● WHAT IS ASKED
Output the material below in its entirety, exactly as given.

● SOURCE EXCERPT
□ □ □ □

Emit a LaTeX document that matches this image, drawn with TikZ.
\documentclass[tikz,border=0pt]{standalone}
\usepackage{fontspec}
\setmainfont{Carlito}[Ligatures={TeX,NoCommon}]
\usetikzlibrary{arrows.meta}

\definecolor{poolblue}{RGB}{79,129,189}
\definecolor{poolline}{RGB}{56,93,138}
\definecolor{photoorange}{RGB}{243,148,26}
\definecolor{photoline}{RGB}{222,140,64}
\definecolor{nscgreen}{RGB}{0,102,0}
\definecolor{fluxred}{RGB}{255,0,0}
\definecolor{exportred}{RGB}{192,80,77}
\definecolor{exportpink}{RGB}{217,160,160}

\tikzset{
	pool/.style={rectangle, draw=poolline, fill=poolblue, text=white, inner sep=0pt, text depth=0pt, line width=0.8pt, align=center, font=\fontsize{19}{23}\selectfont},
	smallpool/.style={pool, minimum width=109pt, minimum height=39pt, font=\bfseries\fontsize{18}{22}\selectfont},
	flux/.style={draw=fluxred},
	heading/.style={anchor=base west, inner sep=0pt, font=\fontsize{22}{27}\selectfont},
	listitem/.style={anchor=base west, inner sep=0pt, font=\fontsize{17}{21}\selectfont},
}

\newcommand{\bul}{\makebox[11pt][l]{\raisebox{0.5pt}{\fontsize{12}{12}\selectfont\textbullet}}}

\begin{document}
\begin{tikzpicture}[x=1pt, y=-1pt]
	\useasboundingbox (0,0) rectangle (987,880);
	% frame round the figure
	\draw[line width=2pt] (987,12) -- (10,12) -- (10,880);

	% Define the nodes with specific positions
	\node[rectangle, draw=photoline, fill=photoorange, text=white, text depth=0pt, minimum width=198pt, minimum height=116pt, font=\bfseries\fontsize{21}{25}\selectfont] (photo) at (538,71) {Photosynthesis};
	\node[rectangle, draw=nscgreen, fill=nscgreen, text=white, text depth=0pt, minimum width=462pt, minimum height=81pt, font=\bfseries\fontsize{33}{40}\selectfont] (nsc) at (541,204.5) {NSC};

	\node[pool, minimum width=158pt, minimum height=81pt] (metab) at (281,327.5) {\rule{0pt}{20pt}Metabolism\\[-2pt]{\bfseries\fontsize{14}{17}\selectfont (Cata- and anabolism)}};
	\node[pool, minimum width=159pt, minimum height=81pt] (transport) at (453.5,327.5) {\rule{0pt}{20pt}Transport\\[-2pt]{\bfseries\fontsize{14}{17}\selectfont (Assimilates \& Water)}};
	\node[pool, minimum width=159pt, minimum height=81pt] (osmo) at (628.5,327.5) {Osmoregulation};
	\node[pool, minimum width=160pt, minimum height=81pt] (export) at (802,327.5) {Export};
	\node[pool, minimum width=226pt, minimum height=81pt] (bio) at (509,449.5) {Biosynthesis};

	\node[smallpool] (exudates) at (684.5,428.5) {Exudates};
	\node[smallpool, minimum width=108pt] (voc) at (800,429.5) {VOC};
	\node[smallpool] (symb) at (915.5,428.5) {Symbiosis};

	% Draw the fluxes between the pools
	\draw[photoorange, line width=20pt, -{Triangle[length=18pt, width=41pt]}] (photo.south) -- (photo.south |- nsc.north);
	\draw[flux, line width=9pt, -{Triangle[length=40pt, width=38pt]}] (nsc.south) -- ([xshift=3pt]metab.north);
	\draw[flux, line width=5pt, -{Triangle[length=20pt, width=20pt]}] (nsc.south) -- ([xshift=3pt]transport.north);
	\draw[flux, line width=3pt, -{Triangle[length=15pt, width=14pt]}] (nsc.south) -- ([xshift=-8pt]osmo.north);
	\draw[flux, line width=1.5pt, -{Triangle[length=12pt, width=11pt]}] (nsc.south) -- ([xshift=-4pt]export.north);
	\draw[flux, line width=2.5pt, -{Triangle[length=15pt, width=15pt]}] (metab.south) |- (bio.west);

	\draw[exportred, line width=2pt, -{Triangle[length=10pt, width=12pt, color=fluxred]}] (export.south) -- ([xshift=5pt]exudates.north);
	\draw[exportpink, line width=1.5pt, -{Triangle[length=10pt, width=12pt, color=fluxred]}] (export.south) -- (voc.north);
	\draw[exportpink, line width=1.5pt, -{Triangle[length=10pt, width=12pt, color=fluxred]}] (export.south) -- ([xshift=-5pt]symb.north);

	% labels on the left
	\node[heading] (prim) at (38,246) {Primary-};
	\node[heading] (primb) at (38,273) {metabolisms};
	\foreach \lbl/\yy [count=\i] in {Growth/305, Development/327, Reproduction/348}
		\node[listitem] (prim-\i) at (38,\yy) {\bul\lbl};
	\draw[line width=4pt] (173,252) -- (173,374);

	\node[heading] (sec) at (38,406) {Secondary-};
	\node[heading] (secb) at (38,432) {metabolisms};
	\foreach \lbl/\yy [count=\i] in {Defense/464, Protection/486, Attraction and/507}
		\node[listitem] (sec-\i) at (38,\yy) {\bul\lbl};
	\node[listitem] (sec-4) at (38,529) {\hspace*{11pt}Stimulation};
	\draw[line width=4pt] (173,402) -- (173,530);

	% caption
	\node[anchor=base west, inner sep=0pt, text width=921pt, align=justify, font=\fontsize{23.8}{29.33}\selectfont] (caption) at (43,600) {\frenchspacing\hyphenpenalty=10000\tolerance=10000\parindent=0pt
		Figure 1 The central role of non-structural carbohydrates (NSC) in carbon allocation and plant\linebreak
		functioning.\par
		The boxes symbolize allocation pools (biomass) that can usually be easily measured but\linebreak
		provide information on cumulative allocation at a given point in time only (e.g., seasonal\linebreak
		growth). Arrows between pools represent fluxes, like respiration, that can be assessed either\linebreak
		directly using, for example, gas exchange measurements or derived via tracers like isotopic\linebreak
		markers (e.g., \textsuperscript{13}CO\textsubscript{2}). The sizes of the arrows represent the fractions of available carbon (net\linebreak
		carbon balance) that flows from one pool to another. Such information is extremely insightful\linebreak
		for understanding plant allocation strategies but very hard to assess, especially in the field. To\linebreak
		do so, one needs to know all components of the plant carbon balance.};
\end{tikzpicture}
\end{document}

□ □ □ □

● OUTPUT FOR THIS TASK
Emit a LaTeX document that matches this image, drawn with TikZ.
\documentclass[tikz,border=0pt]{standalone}
\usepackage{fontspec}
\setmainfont{Carlito}[Ligatures={TeX,NoCommon}]
\usetikzlibrary{arrows.meta}

\definecolor{poolblue}{RGB}{79,129,189}
\definecolor{poolline}{RGB}{56,93,138}
\definecolor{photoorange}{RGB}{243,148,26}
\definecolor{photoline}{RGB}{222,140,64}
\definecolor{nscgreen}{RGB}{0,102,0}
\definecolor{fluxred}{RGB}{255,0,0}
\definecolor{exportred}{RGB}{192,80,77}
\definecolor{exportpink}{RGB}{217,160,160}

\tikzset{
	pool/.style={rectangle, draw=poolline, fill=poolblue, text=white, inner sep=0pt, text depth=0pt, line width=0.8pt, align=center, font=\fontsize{19}{23}\selectfont},
	smallpool/.style={pool, minimum width=109pt, minimum height=39pt, font=\bfseries\fontsize{18}{22}\selectfont},
	flux/.style={draw=fluxred},
	heading/.style={anchor=base west, inner sep=0pt, font=\fontsize{22}{27}\selectfont},
	listitem/.style={anchor=base west, inner sep=0pt, font=\fontsize{17}{21}\selectfont},
}

\newcommand{\bul}{\makebox[11pt][l]{\raisebox{0.5pt}{\fontsize{12}{12}\selectfont\textbullet}}}

\begin{document}
\begin{tikzpicture}[x=1pt, y=-1pt]
	\useasboundingbox (0,0) rectangle (987,880);
	% frame round the figure
	\draw[line width=2pt] (987,12) -- (10,12) -- (10,880);

	% Define the nodes with specific positions
	\node[rectangle, draw=photoline, fill=photoorange, text=white, text depth=0pt, minimum width=198pt, minimum height=116pt, font=\bfseries\fontsize{21}{25}\selectfont] (photo) at (538,71) {Photosynthesis};
	\node[rectangle, draw=nscgreen, fill=nscgreen, text=white, text depth=0pt, minimum width=462pt, minimum height=81pt, font=\bfseries\fontsize{33}{40}\selectfont] (nsc) at (541,204.5) {NSC};

	\node[pool, minimum width=158pt, minimum height=81pt] (metab) at (281,327.5) {\rule{0pt}{20pt}Metabolism\\[-2pt]{\bfseries\fontsize{14}{17}\selectfont (Cata- and anabolism)}};
	\node[pool, minimum width=159pt, minimum height=81pt] (transport) at (453.5,327.5) {\rule{0pt}{20pt}Transport\\[-2pt]{\bfseries\fontsize{14}{17}\selectfont (Assimilates \& Water)}};
	\node[pool, minimum width=159pt, minimum height=81pt] (osmo) at (628.5,327.5) {Osmoregulation};
	\node[pool, minimum width=160pt, minimum height=81pt] (export) at (802,327.5) {Export};
	\node[pool, minimum width=226pt, minimum height=81pt] (bio) at (509,449.5) {Biosynthesis};

	\node[smallpool] (exudates) at (684.5,428.5) {Exudates};
	\node[smallpool, minimum width=108pt] (voc) at (800,429.5) {VOC};
	\node[smallpool] (symb) at (915.5,428.5) {Symbiosis};

	% Draw the fluxes between the pools
	\draw[photoorange, line width=20pt, -{Triangle[length=18pt, width=41pt]}] (photo.south) -- (photo.south |- nsc.north);
	\draw[flux, line width=9pt, -{Triangle[length=40pt, width=38pt]}] (nsc.south) -- ([xshift=3pt]metab.north);
	\draw[flux, line width=5pt, -{Triangle[length=20pt, width=20pt]}] (nsc.south) -- ([xshift=3pt]transport.north);
	\draw[flux, line width=3pt, -{Triangle[length=15pt, width=14pt]}] (nsc.south) -- ([xshift=-8pt]osmo.north);
	\draw[flux, line width=1.5pt, -{Triangle[length=12pt, width=11pt]}] (nsc.south) -- ([xshift=-4pt]export.north);
	\draw[flux, line width=2.5pt, -{Triangle[length=15pt, width=15pt]}] (metab.south) |- (bio.west);

	\draw[exportred, line width=2pt, -{Triangle[length=10pt, width=12pt, color=fluxred]}] (export.south) -- ([xshift=5pt]exudates.north);
	\draw[exportpink, line width=1.5pt, -{Triangle[length=10pt, width=12pt, color=fluxred]}] (export.south) -- (voc.north);
	\draw[exportpink, line width=1.5pt, -{Triangle[length=10pt, width=12pt, color=fluxred]}] (export.south) -- ([xshift=-5pt]symb.north);

	% labels on the left
	\node[heading] (prim) at (38,246) {Primary-};
	\node[heading] (primb) at (38,273) {metabolisms};
	\foreach \lbl/\yy [count=\i] in {Growth/305, Development/327, Reproduction/348}
		\node[listitem] (prim-\i) at (38,\yy) {\bul\lbl};
	\draw[line width=4pt] (173,252) -- (173,374);

	\node[heading] (sec) at (38,406) {Secondary-};
	\node[heading] (secb) at (38,432) {metabolisms};
	\foreach \lbl/\yy [count=\i] in {Defense/464, Protection/486, Attraction and/507}
		\node[listitem] (sec-\i) at (38,\yy) {\bul\lbl};
	\node[listitem] (sec-4) at (38,529) {\hspace*{11pt}Stimulation};
	\draw[line width=4pt] (173,402) -- (173,530);

	% caption
	\node[anchor=base west, inner sep=0pt, text width=921pt, align=justify, font=\fontsize{23.8}{29.33}\selectfont] (caption) at (43,600) {\frenchspacing\hyphenpenalty=10000\tolerance=10000\parindent=0pt
		Figure 1 The central role of non-structural carbohydrates (NSC) in carbon allocation and plant\linebreak
		functioning.\par
		The boxes symbolize allocation pools (biomass) that can usually be easily measured but\linebreak
		provide information on cumulative allocation at a given point in time only (e.g., seasonal\linebreak
		growth). Arrows between pools represent fluxes, like respiration, that can be assessed either\linebreak
		directly using, for example, gas exchange measurements or derived via tracers like isotopic\linebreak
		markers (e.g., \textsuperscript{13}CO\textsubscript{2}). The sizes of the arrows represent the fractions of available carbon (net\linebreak
		carbon balance) that flows from one pool to another. Such information is extremely insightful\linebreak
		for understanding plant allocation strategies but very hard to assess, especially in the field. To\linebreak
		do so, one needs to know all components of the plant carbon balance.};
\end{tikzpicture}
\end{document}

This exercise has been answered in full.